Yesterday I asked my mother-in-law, Choi Jin-shim, 68, if she remembered her first pat-bingsu (ice flakes with red bean). She said, “Yes, I had it as a teenager in the 1960s at a bakery. It was simply crushed ice topped with sweetened red beans and a few pieces of roasted injeolmi (a type of rice cake).” She explained that long ago sugar and ice were luxuries so to have pat-bingsu was a special treat.
I asked her if they had milk on it and she said, no. The milk, she said, would be frozen to make an ice milk and this would be topped with red beans.
Pat-bingsu over the years has gone through so many evolutions. However, the basic elements my mother described are there: sugar, red beans, ice, milk, and rice cake.
Searching further, I asked food historian Professor Jia Choi PhD. where pat-bingsu came from. She told me that the habit of eating ice started from about 3,000 BC in China. They would take snow and top it with honey or fruit juice.
In Korea, during the Joseon dynasty, ice was stored in storage centers called bing-go. This ice was given to nobles and to the royalty. They would take the ice and make a cool, iced fruit punch called hwachae. Professor Choi also explained that pat-bingsu was introduced in Korea when Korea was a colony of Japan.
Milk, one of the main ingredients of pat-bingsu, was considered taboo in the early 1900s. Historian Robert Neff quoted Horace N. Allen (who lived in Korea from 1887-1905): it is “remarkable that in Korea where are to be found such fine large cattle, there is no use made of milk, and this too in a land of such poverty that it would seem that all proper foods would be cherished as such. True they know the use of milk, since children, invalids and the aged use human milk, but the milking of cows is not practiced by the people.”
One early instance of pat-bingsu came from one of Korea’s first bakeries, Taegeukdang, which was established in 1946. Their Monaka ice cream bar was a huge hit and they had lines around the block. Their pat-bingsu was also popular and had shaved ice covered with milk and sweetened condensed milk, sweetened red beans, fruit cocktail, rice cake, and corn flakes. The corn flakes, fruit cocktail, and sweetened condensed milk were new ingredients introduced by the US military after the Korean War.
Pat-bingsu soon became a staple item at almost all bakeries, cafes, and hotels during the summer and it evolved to become an elaborate delicacy.
Soon there were versions of pat-bingsu using green tea, black tea, red wine, coffee, fruit, yogurt, red wine, cheese cake, and more. What was once a summertime delicacy is now served all year long.
In 2014, there is a trend for pat-bingsu cafes such as Seolbing and Okrumong that make their own red bean paste and use special ice shavers that make “snowflake” ice. The trend is for original-style pat-bingsu that is ice, milk, and homemade red bean paste. This seasonal melon-bingsu is served in a half of a honeydew. The crushed ice in the bottom is mixed with coconut, almonds, milk, red beans and then topped with balls of sweet honeydew. Strawberry-bingsu topped with cake, ice cream, and lots of fresh strawberries has also been popular this year.
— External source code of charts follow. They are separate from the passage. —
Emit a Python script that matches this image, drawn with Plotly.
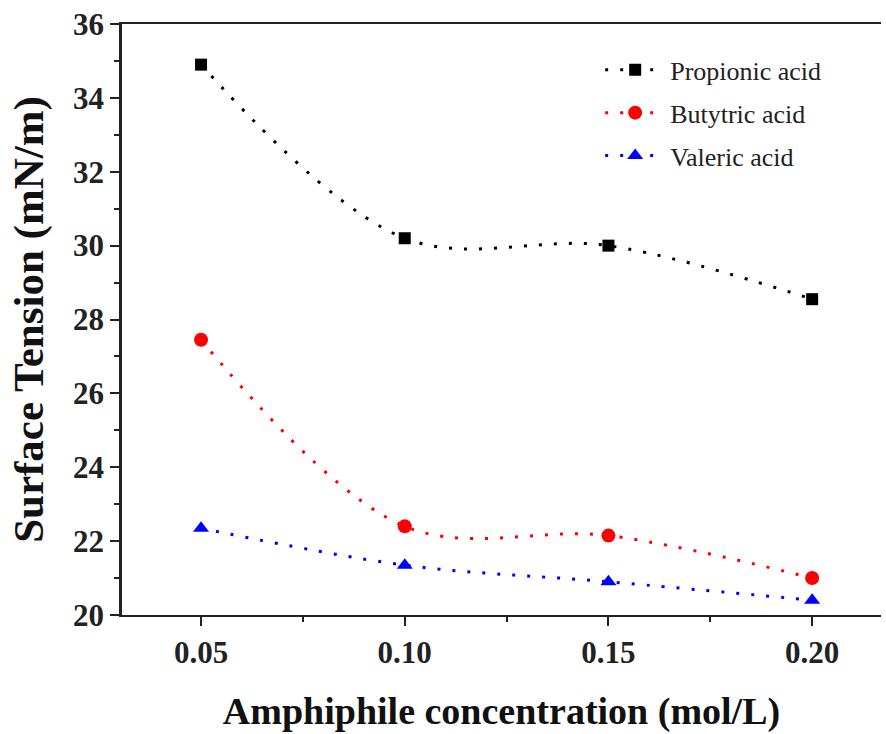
import plotly.graph_objects as go

conc = [0.05, 0.10, 0.15, 0.20]
propionic = [34.9, 30.2, 30.0, 28.55]
butyric = [27.45, 22.4, 22.15, 21.0]
valeric = [22.35, 21.35, 20.9, 20.4]

series = [
    ("Propionic acid", propionic, "#000000", "square", 12),
    ("Butytric acid", butyric, "#FF0000", "circle", 14),
    ("Valeric acid", valeric, "#0000FF", "triangle-up", 14),
]

fig = go.Figure()
for i, (name, vals, col, sym, sz) in enumerate(series):
    fig.add_trace(go.Scatter(
        x=conc, y=vals, name=name, mode="lines+markers", legendgroup=f"g{i}",
        line=dict(color=col, width=3, dash="3px,12px", shape="spline", smoothing=1.0),
        marker=dict(color=col, symbol=sym, size=sz),
    ))

font_family = "Liberation Serif, Times New Roman, serif"
fig.update_layout(
    width=886, height=734,
    margin=dict(l=122, r=5, t=24, b=119),
    paper_bgcolor="white", plot_bgcolor="white",
    font=dict(family=font_family, color="#222"),
    showlegend=True,
    legend=dict(
        x=0.63, y=0.962, xanchor="left", yanchor="top",
        font=dict(size=26, family=font_family, color="#222"),
        bgcolor="rgba(0,0,0,0)", itemwidth=60, tracegroupgap=6,
        traceorder="grouped",
    ),
    xaxis=dict(
        range=[0.0306, 0.2169], tickvals=[0.05, 0.10, 0.15, 0.20],
        ticktext=["0.05", "0.10", "0.15", "0.20"],
        ticks="outside", ticklen=9, tickwidth=2, tickcolor="#222",
        minor=dict(tickvals=[0.075, 0.125, 0.175], ticks="outside", ticklen=5, tickwidth=2, tickcolor="#222"),
        showline=True, linecolor="#222", linewidth=2, mirror=True,
        showgrid=False, zeroline=False,
        tickfont=dict(size=31, family=font_family, color="#222", weight="bold"),
        title=dict(text="<b>Amphiphile concentration (mol/L)</b>", font=dict(size=38, family=font_family, color="#111"), standoff=28),
    ),
    yaxis=dict(
        range=[20, 36], dtick=2, tick0=20,
        ticks="outside", ticklen=9, tickwidth=2, tickcolor="#222",
        minor=dict(dtick=1, ticks="outside", ticklen=5, tickwidth=2, tickcolor="#222"),
        showline=True, linecolor="#222", linewidth=2.5,
        showgrid=False, zeroline=False,
        tickfont=dict(size=31, family=font_family, color="#222", weight="bold"),
        title=dict(text="<b>Surface Tension (mN/m)</b>", font=dict(size=43, family=font_family, color="#111"), standoff=16),
    ),
)

fig.write_html("out.html")
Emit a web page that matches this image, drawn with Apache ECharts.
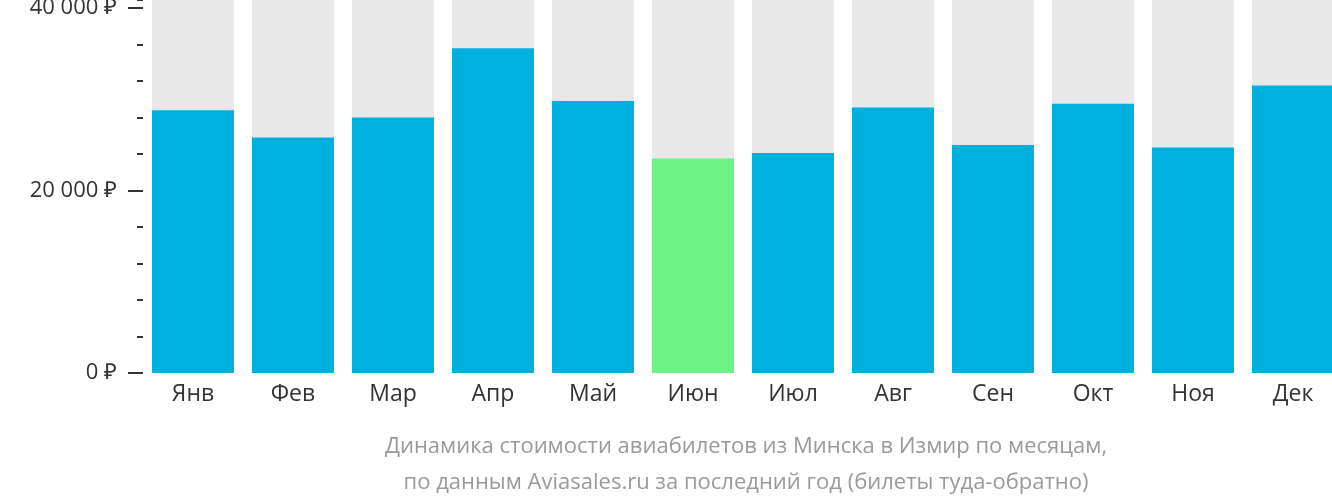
<!DOCTYPE html>
<html>
<head>
<meta charset="utf-8">
<script src="https://cdn.jsdelivr.net/npm/echarts@6/dist/echarts.min.js"></script>
<style>html,body{margin:0;padding:0;background:#fff}#chart{width:1332px;height:502px}</style>
</head>
<body>
<div id="chart"></div>
<script>
var months = ['Янв', 'Фев', 'Мар', 'Апр', 'Май', 'Июн', 'Июл', 'Авг', 'Сен', 'Окт', 'Ноя', 'Дек'];
var prices = [28800, 25800, 28000, 35600, 29800, 23500, 24100, 29100, 25000, 29500, 24700, 31500];
var cheapestIndex = 5;
var titleLines = ['Динамика стоимости авиабилетов из Минска в Измир по месяцам,',
    'по данным Aviasales.ru за последний год (билеты туда-обратно)'];

var yTop = 40877; // axis extends a little past 40 000 so the grey columns reach the top
function rub(v) {
    if (v % 20000 !== 0) return '';
    return v === 0 ? '0 ₽' : String(v).replace(/(\d)(?=(\d{3})+$)/g, '$1 ') + ' ₽';
}

var chart = echarts.init(document.getElementById('chart'));
chart.setOption({
    animation: false,
    textStyle: {fontFamily: 'Open Sans'},
    grid: {left: 143, width: 1200, top: 0, bottom: 129, outerBoundsMode: 'none'},
    title: {
        text: titleLines.join('\n'),
        left: 741, top: 424, textAlign: 'center',
        textStyle: {color: '#9a9a9a', fontSize: 22, fontWeight: 'normal', lineHeight: 36, fontFamily: 'Open Sans'}
    },
    xAxis: {
        type: 'category', data: months,
        axisLine: {show: false}, axisTick: {show: false},
        axisLabel: {color: '#333', fontSize: 23, margin: 10}
    },
    yAxis: [{
        type: 'value', min: 0, max: yTop, interval: 20000,
        axisLine: {show: false}, splitLine: {show: false},
        axisTick: {show: true, length: 15, lineStyle: {color: '#333', width: 2}},
        axisLabel: {color: '#333', fontSize: 22, margin: 26, formatter: rub, showMaxLabel: false,
            verticalAlign: 'middle', padding: [6, 0, 0, 0]}
    }, {
        type: 'value', min: 0, max: yTop, interval: 4000, position: 'left',
        axisLine: {show: false}, splitLine: {show: false},
        axisTick: {show: true, length: 6, lineStyle: {color: '#333', width: 2}},
        axisLabel: {show: false}
    }],
    series: [{
        type: 'bar', barWidth: '82%',
        showBackground: true, backgroundStyle: {color: '#e8e8e8'},
        data: prices.map(function (v, i) {
            return {value: v, itemStyle: {color: i === cheapestIndex ? '#6cf287' : '#00b0dc'}};
        })
    }]
});
</script>
</body>
</html>
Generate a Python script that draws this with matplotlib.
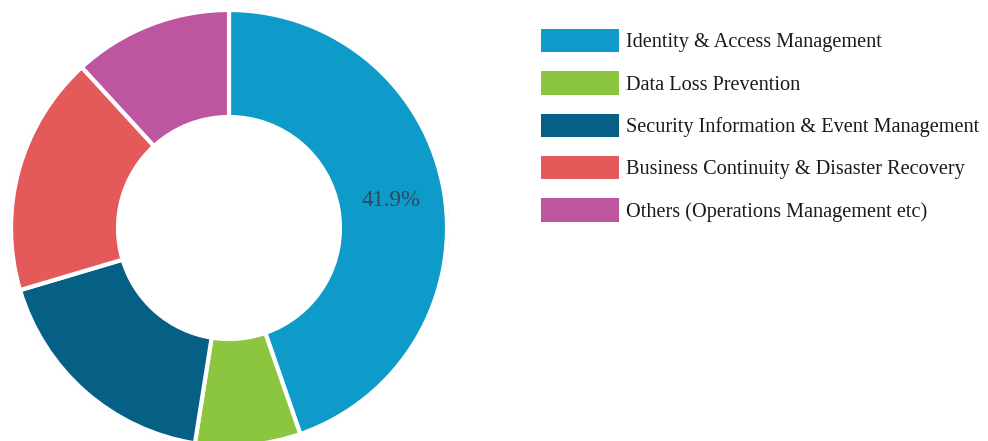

In recent times, takeout bingsu has been popular. The shaved ice is served in a plastic cone that has a large bowl around it. Here the ice, milk, and other ingredients are added and it is easy to walk with.
Even though there are constantly new summer desserts like juices, ice creams, and more entering Korea; pat-bingsu is the constant. It will be exciting to see the next evolution of this classic dessert.